Brokered over the past few months, the National Skills Accord and the Accord on Basic Education and Partnerships with Schools are national efforts to speed up the skilling of young South Africans, a key element in the new growth path (NGP), Economic Development Minister Ebrahim Patel
said at the signing ceremony.
"Addressing education and skills development is one of the core aspects of the NGP, as improvements in education and skills development are a prerequisite for achieving many of its goals," he said.
In terms of the skills accord, employers in collaboration with the sector education and training authorities (Setas) committed to placing 30 000 artisans in training programmes this financial year.
The target included 31% in the government sector, 13% in state-owned enterprises (SOEs), and the balance (56%) in the private sector.
Companies would make 12 000 placement/internship spaces available for further education and training (FET) college graduates and 5 000 internships for third-year students at universities of technology in a phased approach over three years.
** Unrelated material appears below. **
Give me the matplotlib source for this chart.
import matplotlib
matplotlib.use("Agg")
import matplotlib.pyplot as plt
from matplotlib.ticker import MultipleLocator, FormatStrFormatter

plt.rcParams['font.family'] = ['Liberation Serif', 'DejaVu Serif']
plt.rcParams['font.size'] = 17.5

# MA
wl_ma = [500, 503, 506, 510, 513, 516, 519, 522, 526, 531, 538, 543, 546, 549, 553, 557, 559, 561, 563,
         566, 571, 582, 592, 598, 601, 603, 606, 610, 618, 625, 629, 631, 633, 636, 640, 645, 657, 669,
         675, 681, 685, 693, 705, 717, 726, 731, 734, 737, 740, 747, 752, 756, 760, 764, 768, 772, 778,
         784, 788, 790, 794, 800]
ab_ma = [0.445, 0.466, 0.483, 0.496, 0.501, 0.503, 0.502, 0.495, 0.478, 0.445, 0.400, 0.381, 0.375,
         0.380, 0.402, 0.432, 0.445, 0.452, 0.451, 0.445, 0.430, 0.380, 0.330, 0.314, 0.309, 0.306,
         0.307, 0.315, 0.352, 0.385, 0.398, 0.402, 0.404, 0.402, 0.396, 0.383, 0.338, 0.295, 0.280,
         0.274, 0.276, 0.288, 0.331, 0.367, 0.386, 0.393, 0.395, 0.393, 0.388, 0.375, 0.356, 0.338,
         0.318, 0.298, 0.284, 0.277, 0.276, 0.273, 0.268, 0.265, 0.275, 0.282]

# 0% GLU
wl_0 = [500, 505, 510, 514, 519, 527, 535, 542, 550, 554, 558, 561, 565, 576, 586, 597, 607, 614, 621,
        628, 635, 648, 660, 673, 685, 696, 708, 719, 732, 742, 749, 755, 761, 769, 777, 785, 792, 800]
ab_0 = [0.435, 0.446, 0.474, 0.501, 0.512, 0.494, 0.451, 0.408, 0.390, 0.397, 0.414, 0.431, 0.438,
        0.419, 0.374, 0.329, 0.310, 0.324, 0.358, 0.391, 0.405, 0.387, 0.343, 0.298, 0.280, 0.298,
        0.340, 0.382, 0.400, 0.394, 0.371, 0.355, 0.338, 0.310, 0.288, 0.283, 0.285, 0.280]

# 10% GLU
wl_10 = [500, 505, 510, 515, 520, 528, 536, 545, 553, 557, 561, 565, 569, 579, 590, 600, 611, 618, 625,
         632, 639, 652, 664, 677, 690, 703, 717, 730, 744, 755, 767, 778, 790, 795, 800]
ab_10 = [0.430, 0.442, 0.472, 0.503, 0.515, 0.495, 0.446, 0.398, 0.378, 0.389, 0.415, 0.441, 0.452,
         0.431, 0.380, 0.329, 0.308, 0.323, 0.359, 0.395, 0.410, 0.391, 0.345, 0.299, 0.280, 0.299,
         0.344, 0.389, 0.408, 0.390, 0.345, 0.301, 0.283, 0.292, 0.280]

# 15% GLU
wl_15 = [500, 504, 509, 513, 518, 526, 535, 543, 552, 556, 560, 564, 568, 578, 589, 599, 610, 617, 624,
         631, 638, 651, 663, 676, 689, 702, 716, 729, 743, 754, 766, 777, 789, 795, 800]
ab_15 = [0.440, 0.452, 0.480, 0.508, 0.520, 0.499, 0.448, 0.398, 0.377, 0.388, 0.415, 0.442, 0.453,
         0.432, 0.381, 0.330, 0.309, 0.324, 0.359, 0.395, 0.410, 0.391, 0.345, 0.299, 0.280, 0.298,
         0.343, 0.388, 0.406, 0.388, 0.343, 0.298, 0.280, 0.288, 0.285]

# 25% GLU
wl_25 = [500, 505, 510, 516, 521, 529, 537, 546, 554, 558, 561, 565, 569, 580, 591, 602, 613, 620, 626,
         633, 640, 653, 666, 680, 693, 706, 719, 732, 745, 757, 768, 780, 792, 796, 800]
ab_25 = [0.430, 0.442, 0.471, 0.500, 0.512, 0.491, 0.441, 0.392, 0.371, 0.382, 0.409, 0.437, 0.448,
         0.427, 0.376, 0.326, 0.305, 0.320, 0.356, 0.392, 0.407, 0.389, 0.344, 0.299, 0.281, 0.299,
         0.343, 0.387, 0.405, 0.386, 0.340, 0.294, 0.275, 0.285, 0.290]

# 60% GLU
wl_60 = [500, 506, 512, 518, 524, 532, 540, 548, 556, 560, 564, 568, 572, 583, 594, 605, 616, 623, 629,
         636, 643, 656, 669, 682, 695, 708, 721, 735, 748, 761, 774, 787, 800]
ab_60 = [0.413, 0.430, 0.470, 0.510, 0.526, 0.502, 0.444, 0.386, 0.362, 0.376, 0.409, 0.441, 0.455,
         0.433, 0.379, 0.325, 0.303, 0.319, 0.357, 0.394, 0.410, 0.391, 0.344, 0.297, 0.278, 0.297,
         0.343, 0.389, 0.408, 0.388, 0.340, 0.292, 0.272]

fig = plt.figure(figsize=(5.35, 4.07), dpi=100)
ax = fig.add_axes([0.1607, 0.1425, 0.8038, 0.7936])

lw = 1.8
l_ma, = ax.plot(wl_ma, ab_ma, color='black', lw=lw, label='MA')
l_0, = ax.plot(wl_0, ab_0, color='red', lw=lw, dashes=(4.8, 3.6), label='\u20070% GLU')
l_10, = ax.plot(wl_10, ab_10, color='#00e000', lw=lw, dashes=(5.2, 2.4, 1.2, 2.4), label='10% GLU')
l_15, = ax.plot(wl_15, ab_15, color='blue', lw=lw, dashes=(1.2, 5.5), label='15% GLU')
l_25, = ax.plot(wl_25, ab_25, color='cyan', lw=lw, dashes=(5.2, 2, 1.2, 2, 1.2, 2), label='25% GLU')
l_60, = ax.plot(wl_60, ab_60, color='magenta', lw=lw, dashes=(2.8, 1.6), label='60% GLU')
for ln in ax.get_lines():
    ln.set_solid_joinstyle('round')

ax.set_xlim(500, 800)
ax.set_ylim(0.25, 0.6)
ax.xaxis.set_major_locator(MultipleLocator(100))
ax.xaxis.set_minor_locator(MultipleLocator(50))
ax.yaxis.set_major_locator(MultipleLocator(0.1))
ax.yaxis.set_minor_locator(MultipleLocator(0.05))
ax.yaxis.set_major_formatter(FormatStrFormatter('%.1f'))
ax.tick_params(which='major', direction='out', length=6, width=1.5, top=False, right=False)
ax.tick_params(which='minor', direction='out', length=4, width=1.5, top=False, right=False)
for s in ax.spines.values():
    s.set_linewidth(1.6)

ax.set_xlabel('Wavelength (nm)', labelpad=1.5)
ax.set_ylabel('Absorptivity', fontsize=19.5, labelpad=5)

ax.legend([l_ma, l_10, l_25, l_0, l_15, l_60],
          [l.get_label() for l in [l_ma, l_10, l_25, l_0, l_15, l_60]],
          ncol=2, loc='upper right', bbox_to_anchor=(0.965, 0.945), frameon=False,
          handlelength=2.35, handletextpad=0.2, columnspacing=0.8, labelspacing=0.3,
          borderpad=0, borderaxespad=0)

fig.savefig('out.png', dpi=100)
Business committed to improve spending on training that companies undertook in addition to the 1% compulsory training levy to between 3% and 5% of payroll.
This meant the norm of spending on training would be 4% to 6% of payroll, providing an injection of resources to address skills needs.
The government would develop targets for internships throughout the public sector.
It committed to enrol at least 20 000 people as apprentices and learners between 2011 and 2015.
Annual binding targets had been set for the larger SOEs, such as Eskom, SAA/SAX, Transnet, Denel, Safcor, Alexcor, and Infraco.
In terms of the basic education accord, organised labour, business, and community organisations committed, among other things, to an initial target of between 100 and 200 schools to be supported in the adopt-a-school initiative this year.
Following an evaluation of the success of the interventions, an expanded programme would increase the target to between 500 and 1 000 schools.
The basic education department and the provincial departments would supply the social partners with a list of schools and the social partners would identify the schools with which they planned to work closely.